LAS VEGAS – To deliver her message of inclusion Tuesday morning, former acting assistant secretary for health in the U.S. Department of Health and Human Services (HHS) Karen DeSalvo, MD, MPH, MSc, could think of “no finer group” than those assembled before her at HM17.
The thousands of hospitalists gathered to hear her keynote address, “Rethinking Health: The Vital Role of Hospitals and the Hospitalist,” listened as she talked about including more than just the best medical care in HM’s scope of practice. The job must evolve to include a focus on such social issues as economic stability, neighborhood and physical environment, education, and access to healthy options for food.
In other words, Dr. DeSalvo wondered aloud, what good is treating a grandmother’s heart failure over and over if she’s always going to return to the hospital because her home, her neighborhood, or her finances mean she is unable to prevent recurring health issues?
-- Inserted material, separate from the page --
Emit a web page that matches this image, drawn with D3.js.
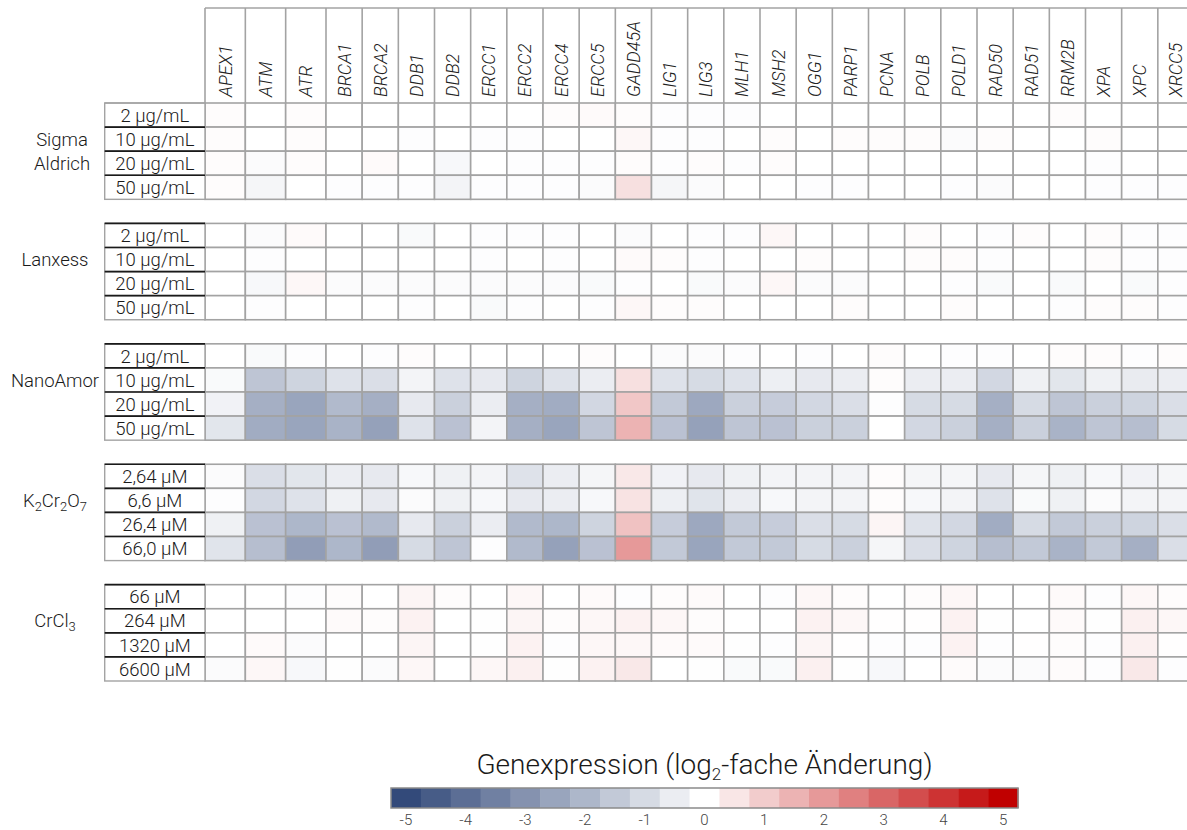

Hospitalists “have been at the center of change, not only in building a new field and showing us that medicine doesn’t have to always be the way it always was,” she said. “You have been at the forefront of seeing that we’re getting better value out of our health care system and, though that work must continue, you must also begin to broaden our thinking and understand that the drivers of health are much more than [just] health care. There are social determinants, social factors.”
Dr. DeSalvo, an internist by training, understands that dealing with social issues may seem like a role for others, but she said that the implications of those factors directly impact hospitalists and their institutions via issues such as readmissions.
“These things … don’t just matter conceptually,” she said. “They [have] direct relationships with mortality and morbidity and cost. They are literally affecting people’s lives in this country every day. When we begin to adjust them, to impact them, you can see that it also affects the health care system.”
On the front lines, Dr. DeSalvo said that hospitalists and others can work to take advantage of their hospital’s existing tools to link their patients to available resources, partner with local public health offices, and push to make their hospitals “anchor institutions to build community capacity to address these social determinants.”
Dr. DeSalvo also praised HM as a field that has already embraced value-based payment (VBP) models. She said that ability to anticipate and adapt to health care’s changing needs positions the field well as the Medicare Access and CHIP Reauthorization Act (MACRA) moves health care from fee-for-service to payment models that seek to manage risk and penalize mistakes.